Without getting too much into the plot of the story (if you saw the trailers, you pretty much know the plot anyway) I wanted to watch the movie for two reasons: lead actor Michael Cera and director Edgar Wright.

With Cera, my concern was his ability to come off as tough as Scott Pilgrim does in the comic. See, Cera comes from the Jesse Eisenberg/Tobey Maguire/Elijah Wood brand of soft-spoken, faintly neurotic-yet-charming class of male actors that women (for some reason) find so appealing. Somehow, Cera manages to pull it off: his Scott switches from affectionate to courageous to complete asshole throughout the movie, but you never feel that the actor is struggling. A far cry from his performance in *shudder* "Year One."

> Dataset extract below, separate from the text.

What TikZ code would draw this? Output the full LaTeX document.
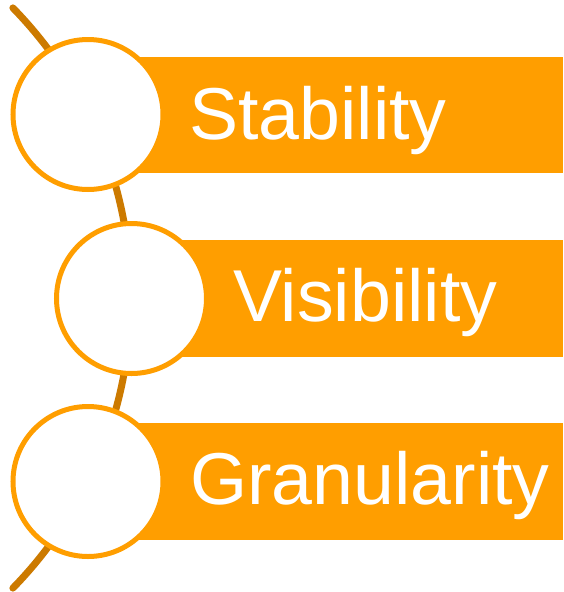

With Wright, it was whether he can carry the magic he made with his own personal works ("Shaun of the Dead," "Hot Fuzz") into a picture based on someone else's genius. There are many directors who made their splash directing outside the box only to fall into the trap known as adaptation; for some it's become a default career choice (Tim Burton and M. Night Shyamalan, for different reasons). But the difference here is Wright doesn't approach this as "I'm the director so I'm doing this my way" as much as the Robert Rodriguez way of "I'm adapating as much of this as humanly possible without looking like a shameless cut-and-paste." And this works. I've read that Quentin Tarantino, Kevin Smith and other pseudo-quasi-indie directors have praised this film; but it's clear that only someone lie Wright could have pulled this off. Tarantino would have had decent fight scenes, but my God, the dialogue would have been awful. Smith would have gone video game reference crazy (trust me on this one). Adapted works need a delicate balance; the director has to understand that while you need to be true to the source material, the bottom line is movies are a different medium and the delivery may have to altered to fit it. Wright does that quite effectively.

So in all, I give the flick 3 &1/2 stars out of 5. Warning: if you've never even read the comic, let me just say that you shouldn't go see this looking for realism. Otherwise, you'll be just fine.